── MATERIAL SHOWN ──
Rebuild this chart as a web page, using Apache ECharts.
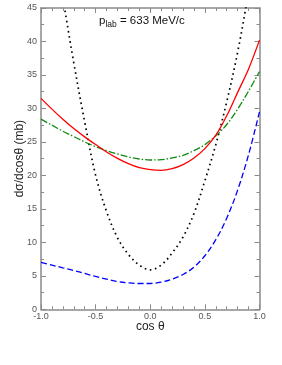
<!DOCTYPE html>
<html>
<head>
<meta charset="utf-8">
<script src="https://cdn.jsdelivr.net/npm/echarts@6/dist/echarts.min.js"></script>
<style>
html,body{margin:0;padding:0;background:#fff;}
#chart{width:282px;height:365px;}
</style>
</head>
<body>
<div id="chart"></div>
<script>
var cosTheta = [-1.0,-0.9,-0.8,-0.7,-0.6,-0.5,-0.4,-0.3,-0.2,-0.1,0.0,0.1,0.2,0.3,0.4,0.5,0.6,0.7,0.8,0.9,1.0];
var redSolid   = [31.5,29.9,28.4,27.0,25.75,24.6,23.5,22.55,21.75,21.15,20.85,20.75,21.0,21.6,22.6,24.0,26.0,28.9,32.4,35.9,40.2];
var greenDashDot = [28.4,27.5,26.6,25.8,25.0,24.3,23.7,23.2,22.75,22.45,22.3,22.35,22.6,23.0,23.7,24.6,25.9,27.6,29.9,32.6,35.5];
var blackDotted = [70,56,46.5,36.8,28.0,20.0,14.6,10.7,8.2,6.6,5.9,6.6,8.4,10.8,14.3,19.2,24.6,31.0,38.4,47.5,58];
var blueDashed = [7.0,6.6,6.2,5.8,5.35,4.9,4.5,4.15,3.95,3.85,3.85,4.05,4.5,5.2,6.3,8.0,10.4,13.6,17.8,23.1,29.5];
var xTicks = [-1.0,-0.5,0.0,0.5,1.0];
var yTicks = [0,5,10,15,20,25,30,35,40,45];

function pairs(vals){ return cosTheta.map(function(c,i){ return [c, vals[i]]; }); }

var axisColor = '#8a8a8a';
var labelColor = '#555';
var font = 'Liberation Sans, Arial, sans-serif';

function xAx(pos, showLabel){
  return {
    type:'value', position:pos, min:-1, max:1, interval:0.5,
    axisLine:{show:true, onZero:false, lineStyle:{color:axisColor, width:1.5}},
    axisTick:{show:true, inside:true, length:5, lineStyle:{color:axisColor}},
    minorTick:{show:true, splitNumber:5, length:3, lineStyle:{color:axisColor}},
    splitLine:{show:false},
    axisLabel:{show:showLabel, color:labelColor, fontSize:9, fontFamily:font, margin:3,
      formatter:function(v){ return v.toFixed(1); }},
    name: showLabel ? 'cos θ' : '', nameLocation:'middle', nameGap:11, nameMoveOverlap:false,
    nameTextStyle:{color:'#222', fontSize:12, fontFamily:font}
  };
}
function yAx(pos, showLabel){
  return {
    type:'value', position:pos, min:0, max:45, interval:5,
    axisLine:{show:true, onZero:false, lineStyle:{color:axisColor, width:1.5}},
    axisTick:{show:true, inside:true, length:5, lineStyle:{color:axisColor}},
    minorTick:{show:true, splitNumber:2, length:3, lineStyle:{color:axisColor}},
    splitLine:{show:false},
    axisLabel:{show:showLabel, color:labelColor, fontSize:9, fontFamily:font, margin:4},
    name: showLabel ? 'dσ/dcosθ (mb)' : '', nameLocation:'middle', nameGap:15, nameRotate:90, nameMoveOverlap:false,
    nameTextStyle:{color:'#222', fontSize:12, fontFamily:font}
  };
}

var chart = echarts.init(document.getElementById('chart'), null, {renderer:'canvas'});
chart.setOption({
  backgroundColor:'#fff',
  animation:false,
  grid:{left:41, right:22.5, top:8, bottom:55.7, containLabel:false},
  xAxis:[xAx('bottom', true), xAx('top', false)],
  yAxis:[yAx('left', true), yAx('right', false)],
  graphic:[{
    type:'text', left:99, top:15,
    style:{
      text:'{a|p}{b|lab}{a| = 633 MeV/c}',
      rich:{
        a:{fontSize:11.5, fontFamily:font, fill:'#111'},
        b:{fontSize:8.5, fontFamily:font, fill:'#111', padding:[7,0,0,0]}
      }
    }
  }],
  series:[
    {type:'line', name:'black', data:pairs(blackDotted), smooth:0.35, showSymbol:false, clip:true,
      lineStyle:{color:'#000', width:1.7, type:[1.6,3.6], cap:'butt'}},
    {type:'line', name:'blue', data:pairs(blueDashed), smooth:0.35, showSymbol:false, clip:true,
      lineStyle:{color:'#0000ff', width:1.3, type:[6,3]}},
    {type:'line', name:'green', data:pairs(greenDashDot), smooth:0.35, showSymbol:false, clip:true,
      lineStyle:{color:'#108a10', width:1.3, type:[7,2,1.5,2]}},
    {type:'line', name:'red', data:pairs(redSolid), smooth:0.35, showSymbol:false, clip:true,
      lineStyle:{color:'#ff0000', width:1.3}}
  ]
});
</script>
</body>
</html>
───
── MATERIAL SHOWN ──
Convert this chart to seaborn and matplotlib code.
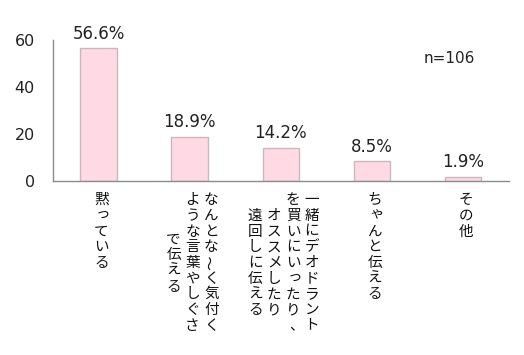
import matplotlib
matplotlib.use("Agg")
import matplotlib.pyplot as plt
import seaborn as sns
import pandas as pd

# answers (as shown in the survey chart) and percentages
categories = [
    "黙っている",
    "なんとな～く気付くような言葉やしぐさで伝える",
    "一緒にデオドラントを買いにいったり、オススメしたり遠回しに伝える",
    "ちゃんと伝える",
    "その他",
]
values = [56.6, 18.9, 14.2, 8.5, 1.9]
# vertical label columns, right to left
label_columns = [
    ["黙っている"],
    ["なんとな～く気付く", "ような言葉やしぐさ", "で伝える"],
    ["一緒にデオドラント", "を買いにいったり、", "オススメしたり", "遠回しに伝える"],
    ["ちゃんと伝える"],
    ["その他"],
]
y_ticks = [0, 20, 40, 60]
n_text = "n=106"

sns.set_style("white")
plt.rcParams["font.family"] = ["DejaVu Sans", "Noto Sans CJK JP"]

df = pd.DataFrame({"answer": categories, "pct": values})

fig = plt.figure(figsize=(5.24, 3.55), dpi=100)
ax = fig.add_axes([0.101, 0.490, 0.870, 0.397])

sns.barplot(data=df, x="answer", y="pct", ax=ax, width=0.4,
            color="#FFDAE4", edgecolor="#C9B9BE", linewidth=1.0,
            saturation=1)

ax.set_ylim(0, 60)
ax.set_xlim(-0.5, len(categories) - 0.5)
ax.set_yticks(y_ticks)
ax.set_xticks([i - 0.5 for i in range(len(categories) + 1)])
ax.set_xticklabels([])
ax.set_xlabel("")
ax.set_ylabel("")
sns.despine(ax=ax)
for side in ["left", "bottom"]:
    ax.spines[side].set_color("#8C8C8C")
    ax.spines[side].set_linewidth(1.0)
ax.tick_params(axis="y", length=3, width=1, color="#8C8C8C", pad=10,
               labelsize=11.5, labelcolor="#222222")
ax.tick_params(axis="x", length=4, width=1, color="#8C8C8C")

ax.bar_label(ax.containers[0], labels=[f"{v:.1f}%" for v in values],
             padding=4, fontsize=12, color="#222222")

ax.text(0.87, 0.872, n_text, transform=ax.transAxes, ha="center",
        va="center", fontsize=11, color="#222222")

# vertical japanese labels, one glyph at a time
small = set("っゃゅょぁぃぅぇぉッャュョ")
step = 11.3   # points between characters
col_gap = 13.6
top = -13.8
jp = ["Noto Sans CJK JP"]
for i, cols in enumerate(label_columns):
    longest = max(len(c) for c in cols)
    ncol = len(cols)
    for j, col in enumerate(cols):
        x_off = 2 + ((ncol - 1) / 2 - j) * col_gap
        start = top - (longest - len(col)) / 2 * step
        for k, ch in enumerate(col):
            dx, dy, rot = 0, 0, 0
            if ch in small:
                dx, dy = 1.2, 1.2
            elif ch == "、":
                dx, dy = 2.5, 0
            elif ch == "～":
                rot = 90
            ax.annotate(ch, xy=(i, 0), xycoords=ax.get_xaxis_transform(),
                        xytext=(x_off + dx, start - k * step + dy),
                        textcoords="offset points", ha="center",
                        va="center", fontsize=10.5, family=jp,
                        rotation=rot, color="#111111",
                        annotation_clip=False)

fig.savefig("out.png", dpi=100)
───
**TASK DIRECTIONS:**
Set down, word for word, the lines from the one holding "Convert this chart" through the one holding "saturation=1)". Skip the pictures.

**CORRECT RESULT:**
Convert this chart to seaborn and matplotlib code.
import matplotlib
matplotlib.use("Agg")
import matplotlib.pyplot as plt
import seaborn as sns
import pandas as pd

# answers (as shown in the survey chart) and percentages
categories = [
    "黙っている",
    "なんとな～く気付くような言葉やしぐさで伝える",
    "一緒にデオドラントを買いにいったり、オススメしたり遠回しに伝える",
    "ちゃんと伝える",
    "その他",
]
values = [56.6, 18.9, 14.2, 8.5, 1.9]
# vertical label columns, right to left
label_columns = [
    ["黙っている"],
    ["なんとな～く気付く", "ような言葉やしぐさ", "で伝える"],
    ["一緒にデオドラント", "を買いにいったり、", "オススメしたり", "遠回しに伝える"],
    ["ちゃんと伝える"],
    ["その他"],
]
y_ticks = [0, 20, 40, 60]
n_text = "n=106"

sns.set_style("white")
plt.rcParams["font.family"] = ["DejaVu Sans", "Noto Sans CJK JP"]

df = pd.DataFrame({"answer": categories, "pct": values})

fig = plt.figure(figsize=(5.24, 3.55), dpi=100)
ax = fig.add_axes([0.101, 0.490, 0.870, 0.397])

sns.barplot(data=df, x="answer", y="pct", ax=ax, width=0.4,
            color="#FFDAE4", edgecolor="#C9B9BE", linewidth=1.0,
            saturation=1)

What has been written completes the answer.